As you read the teachings of Mother Wisdom, know that She is speaking to you, inviting you to Her home, to Her hearth, to her teachings that you may become a sage….Wisdom is taught, so the student needs a teacher, but once She is learned there is a great leveling: Teacher and student share the same understanding. (from the Introduction)
As Shapiro began to move through the Hebrew Scriptures, citing passages, reflecting upon them, I as a reader felt I was hearing what I “somehow already knew in (my) heart.” See if this is also how it is for you.
In the Book of Proverbs, Wisdom/ Sophia/ Chochma speaks:
The Lord created Me at the beginning of His work, the first of His ancient acts.
I was established ages ago, at the beginning of the beginning, before the earth…
When He established the heavens, I was already there.
When he drew a circle on the face of the deep,
When He made firm the skies above,
When he established the fountains feeding the seas below…
I was beside Him, the master builder.
I was His daily delight, rejoicing before Him always.
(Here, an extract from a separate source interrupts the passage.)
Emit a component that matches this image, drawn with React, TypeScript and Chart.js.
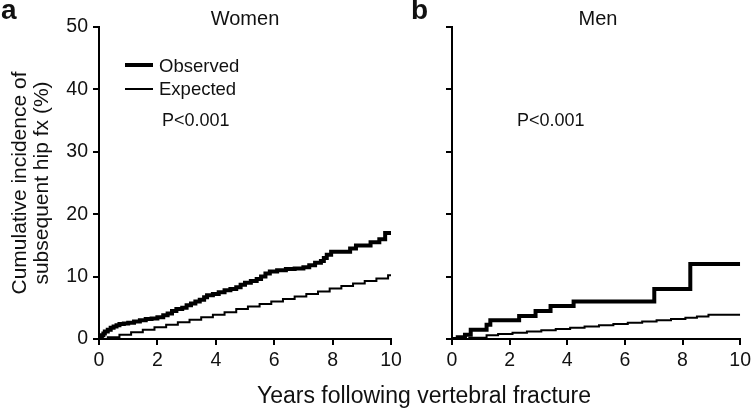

Rejoicing in His inhabited world, and delighting in the human race.
(Proverbs 8: 22-31)
Shapiro writes that “Chochma ….is the ordering principle of creation”:
She embraces one end of the earth to the other, and She orders all things well. (Wisdom of Solomon 8:11)
To know her, according to Shapiro, is to know the Way of all things and thus to be able to act in harmony with them. To know the Way of all things and to act in accord with it is what it means to be wise. To know Wisdom is to become wise. To become wise is to find happiness and peace:
Her ways are ways of pleasantness and all Her paths are peace.
She is a Tree of Life to those who lay hold of Her; those who hold Her close are happy.
(Proverbs 3: 17-18)
Wisdom is not to be taken on faith. She is testable. If you follow Her you will find joy, peace and happiness not at the end of the journey but as the very stuff of which the journey is made. This is crucial. The reward for following Wisdom is immediate. The Way to is the Way of.
“When She Rises” Artwork by She Who Is Mixed Media 2017
Shapiro teaches that the key to awakening that is Wisdom is having a clear perception of reality. Wisdom does not lead you to this clarity; She is this clarity….The Way to Wisdom is Wisdom Herself. You do not work your way toward Her; you take hold of Her from the beginning. As your relationship deepens, your clarity of seeing improves, but from the beginning you have Her and She has you.
I am my Beloved and my Beloved is mine. (Song of Songs 2:16)
Chochma is not a reluctant guide or a hidden guru, Shapiro writes. She is not hard to find nor does she require any austere test to prove you are worthy of Her.
She stands on the hilltops, on the sidewalks, at the crossroads, at the gateways (Proverbs 8:1-11) and calls to you to follow Her. Wisdom’s only desire is to teach you to become wise. Her only frustration is your refusal to listen to Her.
….To know Wisdom is to be her lover, and by loving Her, you become God’s beloved as well.
In our becoming partners, co-creating with Wisdom, Shapiro writes:
Wisdom will not tell why things are the way they are, but will show you what they are and how to live in harmony with them….Working with Wisdom, you learn how…to make small, subtle changes that effect larger ones. You learn how to cut with the grain, tack with the wind, swim with the current, and allow the nature of things to support your efforts. She will not tell you why things are the way they are, but She will make plain to you what things are and how you deal them to your mutual benefit.